Dans toute campagne électorale, il est une entreprise qui focalise l’attention. En 2024, c’est US Steel, lointain héritier de l’empire de Carnegie et J.P. Morgan, fondé en Pennsylvanie au tournant du XXe siècle. L’entreprise était bien moribonde, et Nippon Steel se proposait de racheter l’aciériste pour 14 milliards de dollars (12,9 milliards d’euros) et d’investir massivement sur le sol américain.
Las, Donald Trump n’en veut pas, « America first » oblige. Joe Biden et Kamala Harris lui ont emboîté le pas. « US Steel, entreprise américaine emblématique depuis plus d’un siècle, va rester une entreprise américaine », a promis le président des Etats-Unis, début septembre, à Pittsburgh (Pennsylvanie), lors du Labor Day, tandis que la candidate démocrate poursuivait : « Je ne pourrais pas être plus en accord avec le président Biden. US Steel doit rester une entreprise détenue et exploitée par des Américains. Je soutiendrai toujours les ouvriers sidérurgistes américains. »
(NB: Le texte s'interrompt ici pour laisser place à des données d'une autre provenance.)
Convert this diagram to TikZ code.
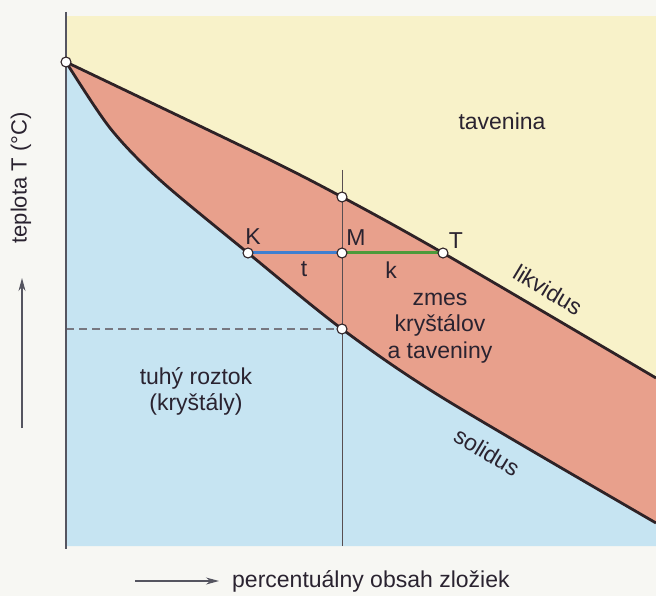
\documentclass[tikz,border=0pt]{standalone}
\usepackage{fontspec}
\setmainfont{Liberation Sans}
\usetikzlibrary{arrows.meta}
\definecolor{paper}{HTML}{F7F7F3}
\definecolor{meltc}{HTML}{F8F2C9}
\definecolor{mixc}{HTML}{E8A08C}
\definecolor{solidc}{HTML}{C6E4F2}
\definecolor{curvec}{HTML}{2E2226}
\definecolor{ink}{HTML}{2A2330}
\definecolor{axisc}{HTML}{555560}
\definecolor{tieblue}{HTML}{3F7FD0}
\definecolor{tiegreen}{HTML}{4D9A3A}
\tikzset{
  lbl/.style={text=ink,font=\fontsize{23}{26}\selectfont,inner sep=0pt},
  pt/.style={circle,draw=curvec,fill=white,line width=1.1pt,minimum size=10pt,inner sep=0pt},
  phase/.style={draw=curvec,line width=2.8pt,line join=round},
  thinline/.style={draw=curvec!80,line width=0.9pt},
  axarrow/.style={draw=axisc,line width=1.1pt,-{Stealth[length=13pt,width=7pt]}}
}
\begin{document}
\begin{tikzpicture}[x=1pt,y=-1pt]
\fill[paper] (0,0) rectangle (656,596);
\useasboundingbox (0,0) rectangle (656,596);
% key points
\coordinate (top) at (66,62);
\coordinate (L1) at (342,197);
\coordinate (Tp) at (443,253);
\coordinate (Kp) at (248,253);
\coordinate (Mp) at (342,253);
\coordinate (S1) at (342,329);
\coordinate (vtop) at (342,170);
\coordinate (vbot) at (342,546);
\coordinate (dl) at (66,329);
\coordinate (axtop) at (66,12);
\coordinate (axbot) at (66,549);
% regions
\fill[meltc] (66,16) rectangle (656,546);
\fill[mixc] plot[smooth] coordinates {(66,62) (260,155) (342,197) (443,253) (656,378)}
  -- plot[smooth] coordinates {(656,523) (443,398) (342,329) (248,253) (160,180) (110,128) (66,62)} -- cycle;
\fill[solidc] plot[smooth] coordinates {(66,62) (110,128) (160,180) (248,253) (342,329) (443,398) (656,523)}
  -- (656,546) -- (66,546) -- cycle;
% guides
\draw[draw=axisc!80,line width=1.1pt,dash pattern=on 8pt off 5pt] (dl) -- (S1);
\draw[thinline] (vtop) -- (vbot);
\draw[draw=axisc,line width=2pt] (axtop) -- (axbot);
% phase boundaries
\draw[phase] plot[smooth] coordinates {(66,62) (260,155) (342,197) (443,253) (656,378)};
\draw[phase] plot[smooth] coordinates {(66,62) (110,128) (160,180) (248,253) (342,329) (443,398) (656,523)};
% tie line
\draw[tieblue,line width=3pt] (Kp) -- (Mp);
\draw[tiegreen,line width=3pt] (Mp) -- (Tp);
% points
\node[pt] (nTop) at (top) {};
\node[pt] (nL1) at (L1) {};
\node[pt] (nT) at (Tp) {};
\node[pt] (nK) at (Kp) {};
\node[pt] (nM) at (Mp) {};
\node[pt] (nS1) at (S1) {};
% labels
\node[lbl] (tK) at (253,237) {K};
\node[lbl] (tM) at (356,238) {M};
\node[lbl] (tT) at (456,241) {T};
\node[lbl] (tt) at (304,269) {t};
\node[lbl] (tk) at (391,270) {k};
\node[lbl] (tav) at (502,121) {tavenina};
\node[lbl,align=center,font=\fontsize{23}{26.5}\selectfont] (zmes) at (440,328) {zmes\\kryštálov\\a taveniny};
\node[lbl,align=center,font=\fontsize{23}{26}\selectfont] (tuhy) at (196,391) {tuhý roztok\\(kryštály)};
\node[lbl,rotate=-31] (likv) at (548,290) {likvidus};
\node[lbl,rotate=-31] (sol) at (487,452) {solidus};
% axes labels
\node[lbl,rotate=90,font=\fontsize{22}{26}\selectfont] (ylab) at (21,178) {teplota T (°C)};
\coordinate (ya0) at (22,428);
\coordinate (ya1) at (22,278);
\draw[axarrow] (ya0) -- (ya1);
\coordinate (xa0) at (135,581);
\coordinate (xa1) at (219,581);
\draw[axarrow] (xa0) -- (xa1);
\node[lbl,anchor=west] (xlab) at (232,581) {percentuálny obsah zložiek};
\end{tikzpicture}
\end{document}
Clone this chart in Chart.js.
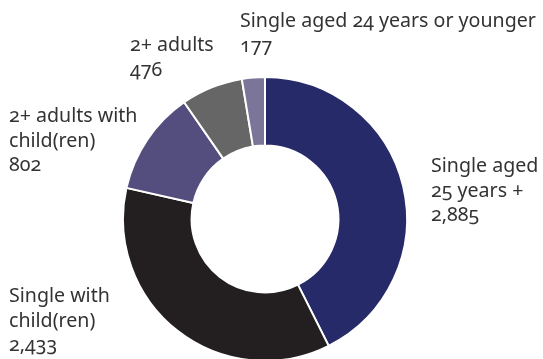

Ces déclarations vont à l’encontre de tous les objectifs proclamés par l’administration Biden, qui prétend ne pas contrer ses alliés ni pénaliser l’investissement et l’emploi aux Etats-Unis. Mais, en pleine campagne électorale, le duo Biden-Harris a besoin des syndicats, ardemment opposés à cette fusion. « Le syndicat des sidérurgistes est plus soucieux d’obtenir des victoires visibles et de maintenir les avantages élevés des quelques travailleurs restants que de la viabilité de l’entreprise ou de la croissance de l’emploi », tranche Adam Posen, patron du think tank transatlantique Peterson Institute for International Economics, basé à Washington, qui décrypte pour Le Monde les transformations de l’Amérique. La victoire est peut-être à ce prix en Pennsylvanie, Etat bascule le plus crucial pour l’emporter.
Par prudence, le Comité pour l’investissement étranger aux Etats-Unis (CFIUS), qui devait examiner le dossier, a décidé de reporter sa décision. Celle-ci interviendra « au-delà des élections de novembre », s’est réjoui Nick Klein, un des avocats du CFIUS, auprès de Reuters. Il n’empêche, l’administration Biden a scellé ce qu’avait engagé Donald Trump, le repli sur soi des Américains.
Le virage stratégique a été théorisé dans le discours sans doute le plus important du mandat de Joe Biden, celui de son conseiller à la sécurité nationale, Jake Sullivan, prononcé le 27 avril 2023 devant la Brookings Institution. En présentant son « nouveau consensus de Washington », M. Sullivan actait la disparition de celui des années 1990, fait d’accords de libre-échange et de répartition des chaînes de production sur la planète.